Back when it was popular guys did it to get a better engine with the all upper end weakness the pans had like, intakes, oiling systems, rocker arm noise ect. It was a thing before the aftermarket became what it is and we were all broke living check to check by our wits and swap meets most times.
Isn't wasn't something you'd do if you had money to just get another bike.
This boutique **** today is a clown show compared.
Back then the vin was on the engine not the frame (1969 down), doing an engine swap to a gen shovel would require a title to go with it. The shovel heads made more power so people upgraded the pan engine they had.

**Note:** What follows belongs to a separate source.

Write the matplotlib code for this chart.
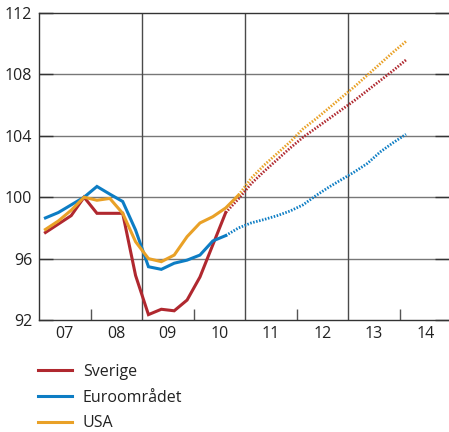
import matplotlib
matplotlib.use("Agg")
import matplotlib.pyplot as plt
import numpy as np

plt.rcParams['font.family'] = ['Open Sans', 'DejaVu Sans']

# Quarterly GDP index, 2007Q4 = 100
first_year = 2007
sverige_outcome = [97.7, 98.25, 98.8, 100.0, 98.95, 98.95, 98.95, 94.9, 92.35, 92.7,
                   92.6, 93.3, 94.8, 96.9, 99.0]                       # 2007Q1-2010Q3
sverige_forecast = [99.0, 99.9, 100.9, 101.7, 102.45, 103.2, 103.9, 104.5, 105.1,
                    105.7, 106.3, 106.95, 107.6, 108.25, 108.94]        # 2010Q3-2014Q1
euro_outcome = [98.65, 99.0, 99.5, 100.0, 100.7, 100.2, 99.72, 97.86, 95.47, 95.3,
                95.7, 95.9, 96.23, 97.15, 97.5]                         # 2007Q1-2010Q3
euro_forecast = [97.5, 98.0, 98.33, 98.55, 98.8, 99.1, 99.5, 100.1, 100.65, 101.15,
                 101.65, 102.2, 102.95, 103.55, 104.1]                  # 2010Q3-2014Q1
usa_outcome = [97.9, 98.45, 99.15, 100.0, 99.8, 99.92, 98.95, 97.1, 96.0, 95.8,
               96.23, 97.43, 98.32, 98.73, 99.3, 100.14]                # 2007Q1-2010Q4
usa_forecast = [100.14, 101.25, 102.1, 102.85, 103.6, 104.45, 105.1, 105.8, 106.5,
                107.2, 107.95, 108.7, 109.45, 110.15]                   # 2010Q4-2014Q1

series_names = ["Sverige", "Euroområdet", "USA"]
series_colors = ["#b0282f", "#0d7dc4", "#e9a127"]
year_labels = ["07", "08", "09", "10", "11", "12", "13", "14"]
y_ticks = [92, 96, 100, 104, 108, 112]


def quarter_x(start_index, n):
    idx = np.arange(start_index, start_index + n)
    return first_year + (idx + 0.5) / 4.0


fig = plt.figure(figsize=(4.49, 4.32), dpi=100)
ax = fig.add_axes([39 / 449, 1 - 320 / 432, 1 - 39 / 449, (320 - 13) / 432])

grid_color = "#777777"
axis_color = "#333333"

# horizontal grid and selected vertical year dividers
for y in y_ticks[1:-1]:
    ax.axhline(y, color=grid_color, lw=1.0, zorder=1)
for yr in (2009, 2011, 2013):
    ax.axvline(yr, color="#4a4a4a", lw=1.0, zorder=1)

outcomes = [sverige_outcome, euro_outcome, usa_outcome]
forecasts = [sverige_forecast, euro_forecast, usa_forecast]
handles = []
for name, color, out, fc in zip(series_names, series_colors, outcomes, forecasts):
    xo = quarter_x(0, len(out))
    h, = ax.plot(xo, out, color=color, lw=2.2, solid_joinstyle="miter", zorder=3, label=name)
    handles.append(h)
    xf = quarter_x(len(out) - 1, len(fc))
    ax.plot(xf, fc, color=color, lw=2.0, linestyle=(0, (0.55, 0.55)), zorder=3)

ax.set_xlim(2007.0, 2014.96)
ax.set_ylim(92, 112)

ax.set_yticks(y_ticks)
ax.set_yticklabels([str(v) for v in y_ticks])
ax.tick_params(axis="y", direction="in", length=10, width=1.0, color=axis_color,
               labelsize=11.5, labelcolor="#222222", pad=5, right=True)

ax.set_xticks([2008, 2010, 2012, 2014])
ax.set_xticklabels([])
ax.set_xticks([first_year + i + 0.5 for i in range(len(year_labels))], minor=True)
ax.set_xticklabels(year_labels, minor=True)
ax.tick_params(axis="x", which="major", direction="in", length=8, width=1.0, color="#555555")
ax.tick_params(axis="x", which="minor", length=0, labelsize=11.5, labelcolor="#222222", pad=4)

for side in ("left", "bottom", "top"):
    ax.spines[side].set_color(axis_color)
    ax.spines[side].set_linewidth(1.0)
ax.spines["right"].set_visible(False)

leg = fig.legend(handles=handles, labels=series_names, loc="upper left",
                 bbox_to_anchor=(38 / 449, 1 - 364 / 432), frameon=False,
                 fontsize=11.5, handlelength=2.1, handletextpad=0.7,
                 labelspacing=0.6, borderpad=0, borderaxespad=0)
for line in leg.get_lines():
    line.set_linewidth(2.2)
for t in leg.get_texts():
    t.set_color("#222222")

fig.savefig("out.png", dpi=100)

In the after market today the panheads heads come with the shovel intakes < the main reason they made more power - a free flowing intake compared to the shrouded intakes and same size valves intake and exhaust 1 .750 compared to almost 2 inch shovel intakes was a throw back to the 20s < pan motors only used
2 - the early brass ring intakes were always like having a rose bush in your under wear - and the slow dribble of oil through the jugs was never a technological advantage to anyone who actually thinks - and they fixed it if you had asked them in 1963
agreed on a/m pan heads
woulda liked a set of std pan heads on that bike, shovel type exhaust too, no clamps
it was reg'd in 76, built before that, dont think they [heads] were available back then
agreed on a/m pan heads
woulda liked a set of std pan heads on that bike, shovel type exhaust too, no clamps
it was reg'd in 76, built before that, dont think they [heads] were available back then
STD made them in the 70's but they were iffy quality wise, crude castings and machine work wasn't consistent.